Voxceleb-ESP: preliminary experiments detecting Spanish celebrities from their voices
Beltrán Labrador, Manuel Otero-Gonzalez, Alicia Lozano-Diez, Daniel Ramos, Doroteo T. Toledano, Joaquin Gonzalez-Rodriguez
TL;DR
The paper introduces VoxCeleb-ESP, a Spanish in-the-wild speaker recognition dataset derived from YouTube, extending the VoxCeleb paradigm to Spanish with 160 celebrities and about 7 hours of speech across varied acoustic conditions. It provides two speaker identification trial lists (A: same-video targets; B: cross-video targets) and performs cross-lingual evaluation using ResNet pretrained models from VoxCeleb-2, establishing a baseline on the new data. The results show that English-trained models can generalize to Spanish with reasonable EERs, though cross-video trials are notably harder and language-specific adaptation (e.g., PLDA or language data) could improve performance. VoxCeleb-ESP broadens multilingual benchmarks for speaker recognition and supports research into cross-language transfer in realistic scenarios.
Abstract
This paper presents VoxCeleb-ESP, a collection of pointers and timestamps to YouTube videos facilitating the creation of a novel speaker recognition dataset.
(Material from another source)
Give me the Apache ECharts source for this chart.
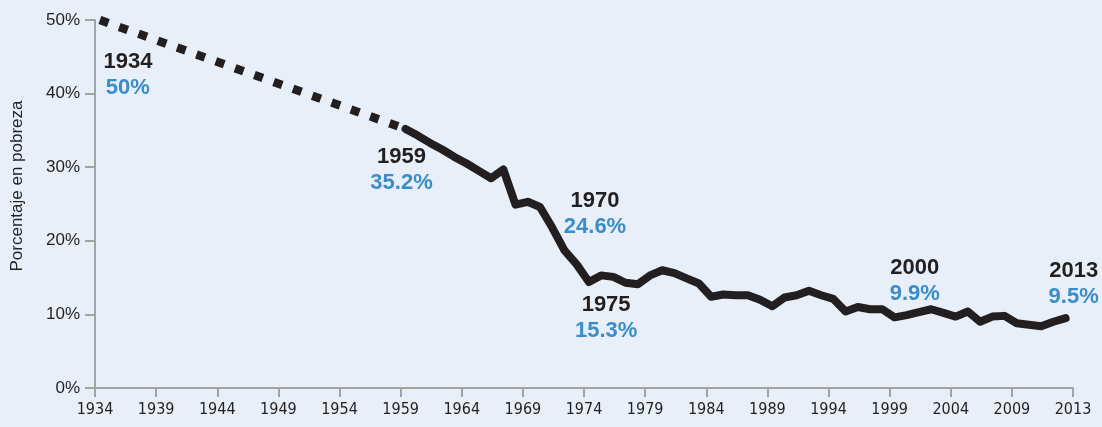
<!DOCTYPE html>
<html>
<head>
<meta charset="utf-8">
<title>Porcentaje en pobreza</title>
<script src="https://cdn.jsdelivr.net/npm/echarts@6/dist/echarts.min.js"></script>
<style>
  html, body { margin: 0; padding: 0; background: #e8eff8; }
  #main { width: 1102px; height: 427px; }
</style>
</head>
<body>
<div id="main"></div>
<script>
// años de la serie continua (1959-2013)
var years = [1959, 1960, 1961, 1962, 1963, 1964, 1965, 1966, 1967, 1968,
  1969, 1970, 1971, 1972, 1973, 1974, 1975, 1976, 1977, 1978,
  1979, 1980, 1981, 1982, 1983, 1984, 1985, 1986, 1987, 1988,
  1989, 1990, 1991, 1992, 1993, 1994, 1995, 1996, 1997, 1998,
  1999, 2000, 2001, 2002, 2003, 2004, 2005, 2006, 2007, 2008,
  2009, 2010, 2011, 2012, 2013];
// porcentaje en pobreza
var rate = [35.2, 34.3, 33.3, 32.4, 31.4, 30.5, 29.5, 28.5, 29.7, 24.9,
  25.3, 24.6, 21.8, 18.7, 16.8, 14.4, 15.3, 15.1, 14.3, 14.1,
  15.3, 16.0, 15.6, 14.9, 14.2, 12.4, 12.7, 12.6, 12.6, 12.0,
  11.1, 12.3, 12.6, 13.2, 12.6, 12.1, 10.4, 11.0, 10.7, 10.7,
  9.6, 9.9, 10.3, 10.7, 10.2, 9.7, 10.4, 9.0, 9.7, 9.8,
  8.8, 8.6, 8.4, 9.0, 9.5];
// tramo punteado 1934-1959
var dashYears = [1934, 1959];
var dashRate = [50, 35.2];
// anotaciones
var noteYears = [1934, 1959, 1970, 1975, 2000, 2013];
var noteRate = [50, 35.2, 24.6, 15.3, 9.9, 9.5];
// etiquetas del eje x
var xTickLabels = ['1934', '1939', '1944', '1949', '1954', '1959', '1964', '1969',
  '1974', '1979', '1984', '1989', '1994', '1999', '2004', '2009', '2013'];
var yTicks = [0, 10, 20, 30, 40, 50];

// desplazamiento de cada etiqueta respecto a su punto (px)
var noteOffsets = [[28, 55], [-4, 41], [55, 7], [5, 43], [8, -34], [8, -34]];

var ink = '#231f20';
var blue = '#3a8dc8';
var axisGray = '#a3a3a3';
var font = '"Liberation Sans", Arial, sans-serif';

var solidData = [];
for (var i = 0; i < years.length; i++) solidData.push([years[i], rate[i]]);
var dashData = [];
for (var i = 0; i < dashYears.length; i++) dashData.push([dashYears[i], dashRate[i]]);
var noteData = [];
for (var i = 0; i < noteYears.length; i++) {
  noteData.push({
    value: [noteYears[i], noteRate[i]],
    label: { offset: noteOffsets[i] }
  });
}

var myChart = echarts.init(document.getElementById('main'));
var option = {
  backgroundColor: '#e8eff8',
  animation: false,
  grid: { left: 95, right: 29, top: 20, bottom: 39, outerBoundsMode: 'none' },
  graphic: [{
    type: 'text',
    x: 17, y: 186,
    rotation: Math.PI / 2,
    style: {
      text: 'Porcentaje en pobreza',
      font: '17px ' + font,
      fill: ink,
      align: 'center',
      verticalAlign: 'middle'
    }
  }],
  xAxis: [
    {
      // eje visible: marcas cada 5 años
      type: 'value',
      min: 1934, max: 2014, interval: 5,
      splitLine: { show: false },
      axisLine: { show: true, onZero: false, lineStyle: { color: axisGray, width: 2 } },
      axisTick: { show: true, length: 9, lineStyle: { color: axisGray, width: 2 } },
      axisLabel: {
        margin: 14,
        color: ink,
        fontSize: 16,
        fontFamily: '"Liberation Sans Narrow", "DejaVu Sans Condensed", "Liberation Sans", sans-serif',
        showMinLabel: true, showMaxLabel: true,
        formatter: function (v) { return xTickLabels[Math.round((v - 1934) / 5)] || ''; }
      }
    },
    {
      // eje de datos (oculto)
      type: 'value',
      min: 1933.6, max: 2013.6,
      show: false
    }
  ],
  yAxis: {
    type: 'value',
    min: yTicks[0], max: yTicks[yTicks.length - 1], interval: 10,
    splitLine: { show: false },
    axisLine: { show: true, onZero: false, lineStyle: { color: axisGray, width: 2 } },
    axisTick: { show: true, length: 10, lineStyle: { color: axisGray, width: 2 } },
    axisLabel: {
      margin: 15,
      color: ink,
      fontSize: 17,
      fontFamily: font,
      formatter: '{value}%'
    }
  },
  series: [
    {
      type: 'line',
      xAxisIndex: 1,
      data: dashData,
      showSymbol: false,
      lineStyle: { color: ink, width: 8.5, type: [9, 11.5], cap: 'butt' }
    },
    {
      type: 'line',
      xAxisIndex: 1,
      data: solidData,
      showSymbol: false,
      lineStyle: { color: ink, width: 8, cap: 'round', join: 'round' }
    },
    {
      type: 'scatter',
      xAxisIndex: 1,
      data: noteData,
      symbolSize: 1,
      itemStyle: { color: 'rgba(0,0,0,0)', opacity: 1 },
      label: {
        show: true,
        opacity: 1,
        position: 'inside',
        align: 'center',
        verticalAlign: 'middle',
        formatter: function (p) {
          return '{a|' + p.value[0] + '}\n{b|' + p.value[1] + '%}';
        },
        rich: {
          a: { fontSize: 22, fontWeight: 'bold', color: ink, fontFamily: font, lineHeight: 26, align: 'center' },
          b: { fontSize: 22, fontWeight: 'bold', color: blue, fontFamily: font, lineHeight: 26, align: 'center' }
        }
      }
    }
  ]
};
myChart.setOption(option);
</script>
</body>
</html>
VoxCeleb-ESP captures real-world scenarios, incorporating diverse speaking styles, noises, and channel distortions. It includes 160 Spanish celebrities spanning various categories, ensuring a representative distribution across age groups and geographic regions in Spain. We provide two speaker trial lists for speaker identification tasks, each of them with same-video or different-video target trials respectively, accompanied by a cross-lingual evaluation of ResNet pretrained models. Preliminary speaker identification results suggest that the complexity of the detection task in VoxCeleb-ESP is equivalent to that of the original and much larger VoxCeleb in English. VoxCeleb-ESP contributes to the expansion of speaker recognition benchmarks with a comprehensive and diverse dataset for the Spanish language.